Berkley Sensation, $15.00, ISBN 978-0-425-23683-3
Historical Romance, 2010
If you have been following my reviews, you probably know that I have very low tolerance for martyrs. Martyrs are fine, provided that they die for causes like saving the world from an incoming asteroid or sacrificing their own happiness for orphans in a third world country. Unfortunately both for me and Ms Collins, this book has two dingbats trying very hard to be sexually explicit characters from a Mary Balogh novel, and I paid $15.00 for this book.

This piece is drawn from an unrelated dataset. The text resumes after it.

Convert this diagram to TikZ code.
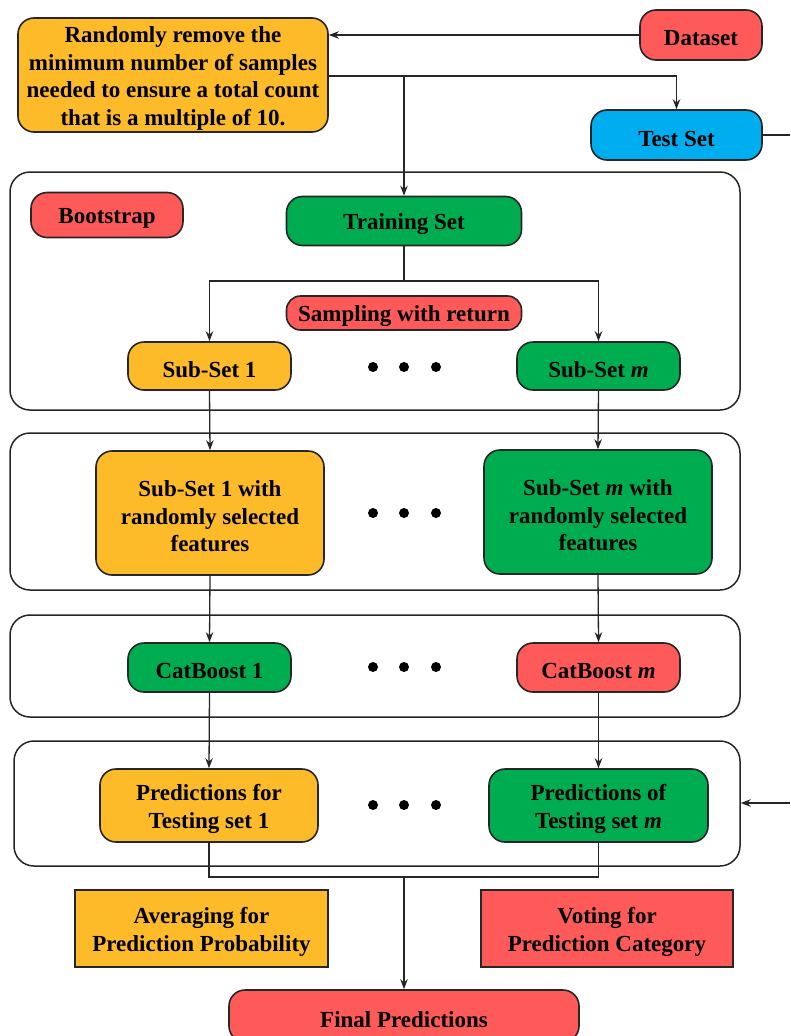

Rose Marlowe is a prostitute. Once a month, she spends a week moonlighting as a lady of the night, servicing seven johns in a biblical manner for the money… to pay for her useless brother’s gambling debts, heavy expenses, and tuition fees as that idiot drops out of school to carouse around town. It’s not that she can control him, of course, since Rose is determined that Brother Dearest will never know how their family has fallen into the pits. So off she goes, worrying and whining and moaning that OMG SHE IS A WHORE and dropping salty tears everywhere even as she is determined to keep indulging her brother. Not only that, she’s discerned that being a mistress is a nasty thing to do because those men are married, but she’s fine with servicing those men for one night because… hmm, you’ve better ask the author about that one since she’s the one who wrote the story and inflicted Rose on unsuspecting genteel readers like me. It doesn’t matter, actually, because Rose is committed to the “I’m a whore and therefore I don’t deserve love” charter of idiocy so I guess we can all safely assume that the reason she does the things she does is because she’s one colossal idiot.

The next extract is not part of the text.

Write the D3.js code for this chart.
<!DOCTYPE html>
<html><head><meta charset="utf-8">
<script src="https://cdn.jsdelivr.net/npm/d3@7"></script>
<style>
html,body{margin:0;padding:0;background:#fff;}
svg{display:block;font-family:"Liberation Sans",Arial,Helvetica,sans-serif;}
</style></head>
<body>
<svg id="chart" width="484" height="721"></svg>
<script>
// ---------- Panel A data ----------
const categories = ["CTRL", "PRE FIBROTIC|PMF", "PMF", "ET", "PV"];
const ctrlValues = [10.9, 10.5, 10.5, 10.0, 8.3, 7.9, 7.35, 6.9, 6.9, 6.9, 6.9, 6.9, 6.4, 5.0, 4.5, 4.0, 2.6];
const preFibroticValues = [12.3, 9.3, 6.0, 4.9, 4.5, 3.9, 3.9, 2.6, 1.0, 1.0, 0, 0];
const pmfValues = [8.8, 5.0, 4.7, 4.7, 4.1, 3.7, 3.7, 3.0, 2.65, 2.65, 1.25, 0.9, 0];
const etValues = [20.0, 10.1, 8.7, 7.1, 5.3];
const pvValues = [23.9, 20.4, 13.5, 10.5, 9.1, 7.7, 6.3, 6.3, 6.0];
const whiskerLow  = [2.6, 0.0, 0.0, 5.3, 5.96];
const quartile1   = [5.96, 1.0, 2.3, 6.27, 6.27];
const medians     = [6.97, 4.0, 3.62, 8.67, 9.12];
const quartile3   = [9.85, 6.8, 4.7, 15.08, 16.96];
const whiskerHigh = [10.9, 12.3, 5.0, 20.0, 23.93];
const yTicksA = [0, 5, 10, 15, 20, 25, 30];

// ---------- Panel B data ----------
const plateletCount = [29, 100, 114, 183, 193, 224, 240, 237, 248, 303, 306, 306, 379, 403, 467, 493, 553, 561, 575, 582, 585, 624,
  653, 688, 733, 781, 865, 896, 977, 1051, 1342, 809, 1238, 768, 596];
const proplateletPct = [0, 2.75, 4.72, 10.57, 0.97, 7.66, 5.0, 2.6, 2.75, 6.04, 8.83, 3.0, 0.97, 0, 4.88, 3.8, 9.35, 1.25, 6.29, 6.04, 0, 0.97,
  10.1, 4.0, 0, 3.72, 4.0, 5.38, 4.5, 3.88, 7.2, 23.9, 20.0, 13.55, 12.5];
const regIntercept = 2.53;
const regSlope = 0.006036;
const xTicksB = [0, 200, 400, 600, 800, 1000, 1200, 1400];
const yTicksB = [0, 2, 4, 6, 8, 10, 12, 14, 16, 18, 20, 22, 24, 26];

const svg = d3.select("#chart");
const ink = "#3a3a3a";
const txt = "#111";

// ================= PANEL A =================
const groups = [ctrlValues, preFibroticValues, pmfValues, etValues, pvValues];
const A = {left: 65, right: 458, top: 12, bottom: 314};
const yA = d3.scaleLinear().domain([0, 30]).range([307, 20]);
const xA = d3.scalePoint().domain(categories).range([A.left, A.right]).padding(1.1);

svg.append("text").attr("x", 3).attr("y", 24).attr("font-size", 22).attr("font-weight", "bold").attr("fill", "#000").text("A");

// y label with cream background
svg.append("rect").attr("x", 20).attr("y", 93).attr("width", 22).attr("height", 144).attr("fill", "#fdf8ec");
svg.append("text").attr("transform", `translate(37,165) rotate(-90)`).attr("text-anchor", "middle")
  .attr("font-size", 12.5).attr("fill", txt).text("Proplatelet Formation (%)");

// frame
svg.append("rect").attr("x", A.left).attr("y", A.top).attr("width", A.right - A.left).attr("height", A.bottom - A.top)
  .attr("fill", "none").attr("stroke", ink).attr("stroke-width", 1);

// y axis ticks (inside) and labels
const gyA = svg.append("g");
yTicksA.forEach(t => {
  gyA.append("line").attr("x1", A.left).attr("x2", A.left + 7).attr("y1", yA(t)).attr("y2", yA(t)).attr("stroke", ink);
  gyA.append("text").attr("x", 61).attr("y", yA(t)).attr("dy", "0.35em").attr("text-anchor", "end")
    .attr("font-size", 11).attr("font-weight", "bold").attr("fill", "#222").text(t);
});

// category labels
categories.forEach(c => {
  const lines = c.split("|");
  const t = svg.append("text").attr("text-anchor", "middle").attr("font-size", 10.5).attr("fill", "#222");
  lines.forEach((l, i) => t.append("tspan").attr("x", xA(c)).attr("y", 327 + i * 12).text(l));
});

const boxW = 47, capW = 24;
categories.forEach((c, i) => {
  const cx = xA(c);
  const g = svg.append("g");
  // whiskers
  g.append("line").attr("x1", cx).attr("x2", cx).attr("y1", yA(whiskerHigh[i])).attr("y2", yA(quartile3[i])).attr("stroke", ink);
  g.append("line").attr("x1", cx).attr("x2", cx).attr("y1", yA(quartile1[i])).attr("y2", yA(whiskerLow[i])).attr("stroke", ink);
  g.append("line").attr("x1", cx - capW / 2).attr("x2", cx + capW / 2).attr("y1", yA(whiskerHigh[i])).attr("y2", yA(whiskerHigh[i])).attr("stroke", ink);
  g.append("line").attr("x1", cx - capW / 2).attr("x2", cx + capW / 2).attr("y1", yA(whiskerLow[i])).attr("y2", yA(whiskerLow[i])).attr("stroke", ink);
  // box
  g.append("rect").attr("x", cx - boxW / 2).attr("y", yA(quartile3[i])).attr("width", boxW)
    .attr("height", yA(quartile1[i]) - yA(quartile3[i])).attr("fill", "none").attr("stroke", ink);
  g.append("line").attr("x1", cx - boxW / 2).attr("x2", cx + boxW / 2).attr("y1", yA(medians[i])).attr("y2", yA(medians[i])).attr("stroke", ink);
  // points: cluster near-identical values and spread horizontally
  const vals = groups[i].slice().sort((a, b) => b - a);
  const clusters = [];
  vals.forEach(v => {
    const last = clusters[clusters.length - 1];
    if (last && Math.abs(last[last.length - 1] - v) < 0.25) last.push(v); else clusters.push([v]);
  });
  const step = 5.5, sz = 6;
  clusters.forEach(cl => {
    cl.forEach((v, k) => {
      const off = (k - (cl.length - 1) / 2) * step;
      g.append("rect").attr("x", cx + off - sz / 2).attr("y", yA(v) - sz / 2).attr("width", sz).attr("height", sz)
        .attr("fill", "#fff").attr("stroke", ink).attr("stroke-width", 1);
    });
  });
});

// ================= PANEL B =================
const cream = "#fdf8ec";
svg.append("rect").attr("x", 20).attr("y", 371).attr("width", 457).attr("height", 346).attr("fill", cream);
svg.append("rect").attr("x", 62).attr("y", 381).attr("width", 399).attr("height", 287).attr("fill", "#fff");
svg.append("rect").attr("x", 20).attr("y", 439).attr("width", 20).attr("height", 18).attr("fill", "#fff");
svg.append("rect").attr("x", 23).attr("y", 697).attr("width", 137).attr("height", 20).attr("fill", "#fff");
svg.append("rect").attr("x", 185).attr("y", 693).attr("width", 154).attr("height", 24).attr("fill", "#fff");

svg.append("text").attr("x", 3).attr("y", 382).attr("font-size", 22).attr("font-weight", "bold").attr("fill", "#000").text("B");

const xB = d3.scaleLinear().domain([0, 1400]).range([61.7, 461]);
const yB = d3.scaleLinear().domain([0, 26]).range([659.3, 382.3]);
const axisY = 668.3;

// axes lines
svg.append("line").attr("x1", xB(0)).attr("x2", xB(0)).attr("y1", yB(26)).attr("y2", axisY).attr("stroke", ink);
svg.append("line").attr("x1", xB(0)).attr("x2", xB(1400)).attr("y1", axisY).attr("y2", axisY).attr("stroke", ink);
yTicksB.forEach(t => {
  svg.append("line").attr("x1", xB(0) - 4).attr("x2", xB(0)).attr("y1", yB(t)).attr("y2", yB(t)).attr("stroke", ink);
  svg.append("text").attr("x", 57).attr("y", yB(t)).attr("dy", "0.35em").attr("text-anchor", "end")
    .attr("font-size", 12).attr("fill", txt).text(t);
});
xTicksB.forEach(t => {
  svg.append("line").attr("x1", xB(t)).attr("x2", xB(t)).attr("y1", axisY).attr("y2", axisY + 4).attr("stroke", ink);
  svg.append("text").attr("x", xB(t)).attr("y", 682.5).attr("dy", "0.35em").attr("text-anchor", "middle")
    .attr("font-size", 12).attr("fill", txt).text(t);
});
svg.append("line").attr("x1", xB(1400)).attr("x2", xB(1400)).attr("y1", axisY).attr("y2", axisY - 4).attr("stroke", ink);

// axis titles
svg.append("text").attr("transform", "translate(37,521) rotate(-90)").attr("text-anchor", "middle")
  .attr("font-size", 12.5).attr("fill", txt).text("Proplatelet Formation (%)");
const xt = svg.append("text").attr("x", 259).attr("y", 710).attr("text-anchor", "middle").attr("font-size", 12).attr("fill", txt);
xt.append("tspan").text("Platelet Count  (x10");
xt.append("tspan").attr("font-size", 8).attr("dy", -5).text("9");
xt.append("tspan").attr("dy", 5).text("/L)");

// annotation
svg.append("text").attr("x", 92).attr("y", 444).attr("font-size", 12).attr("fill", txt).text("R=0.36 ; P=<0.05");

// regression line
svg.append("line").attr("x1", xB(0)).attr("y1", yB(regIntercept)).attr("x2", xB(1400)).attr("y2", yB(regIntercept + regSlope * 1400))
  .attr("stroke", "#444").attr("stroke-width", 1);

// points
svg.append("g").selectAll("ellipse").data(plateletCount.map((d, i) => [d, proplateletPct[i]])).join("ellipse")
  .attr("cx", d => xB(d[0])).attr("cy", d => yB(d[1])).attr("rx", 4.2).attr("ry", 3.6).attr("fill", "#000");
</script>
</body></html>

As you can predict, this month she meets a wonderful john and they fall in love. This john is James Archer, a successful and rich guy who happens to lack a title. His father arranged his marriage to a cartoon vile bitch who refuses to bed him even as she runs around town with her own lovers. For three years, James remains celibate, tolerating his wife’s venomous insults and his own blue testicles because (a) until he finally breaks down and visits the brothel where Rose is working, his personal moral code doesn’t let him cheat on the adulterous vile cartoon bitch wife and (b) he has to get the wife to agree to help his sister debut in London and get a good life. He’s doing it for the kids, in other words, just like Rose. Both have been martyrs for years so they are professionals that could teach at the Mary Balogh University for Determined Self-Mutilating People with No Brains. It’s pathetic that he is letting the bitch wife run the show when he’s living in a time when the law recognizes that he has all the power in the marriage, but hey, remember folks, they’re doing it all for the kids.

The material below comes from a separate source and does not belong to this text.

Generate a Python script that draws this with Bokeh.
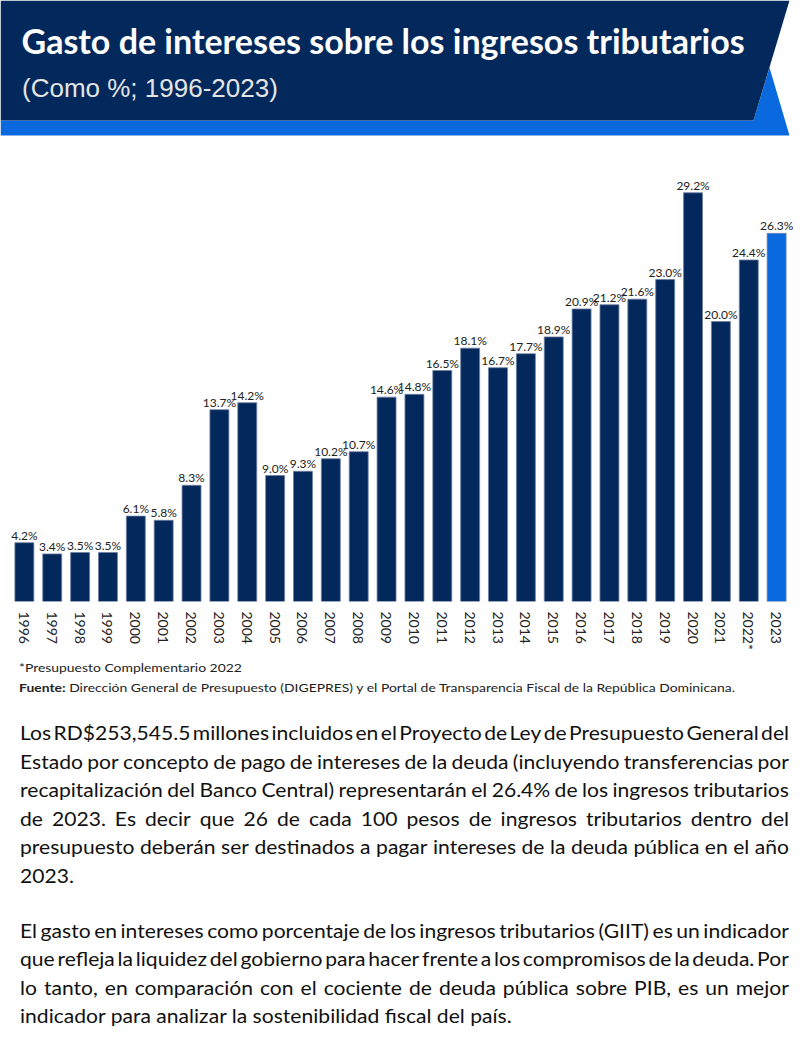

So, James and Rose are in love. You are probably thinking, “Okay. So he sets her up as his mistress, and they live happily ever after, husband and wife in all but name.” But if that were the case, this book would only be 80 pages long. Naturally, Rose would have to act like an idiot, squealing that she’s only a whore and she will die if she falls… wait, she’s in love so naturally she runs away again and again. James is a more sympathetic character compared to Rose because he does want to fight for Rose’s affections and he also finds the courage to stand up for himself in the end. Rose is just awful – she keeps running away and insisting that she is a worthless whore all the way to the final pages of this book, at the same time doing things like refusing the much-needed payment from James just so that she can make some kind of insane stand about… I don’t know, true love or something. I can imagine that James will probably stand by his wife down the road once word gets out that Rose sacrifices her respectability for an idiot brother, but Rose will probably run home and slash her own wrists just because the man across the street looks at her funny and she’d not want to impose on her true love like that.
Seven Nights to Forever is a well-written book with plenty of erotic tension and lush love scenes, but this is also a book that is stillborn from the very moment the author decides, for some reason, that the characters need to be martyrs in a plot that would have been solved so easily and neatly if the characters truly behaved like people of their time and enter a comfortable “arrangement”. James spends a long time looking for his missing testicles while Rose just runs wild, like a spectacular multi-colored embodiment of idiocy, doing everything she can to sabotage both their happiness in her pathetic desire to dig herself a hole so deep that she will never be able to climb out. As a result, this story overstays its welcome by insisting on lingering around past page 100, like an uninvited guest with body odor who just won’t leave.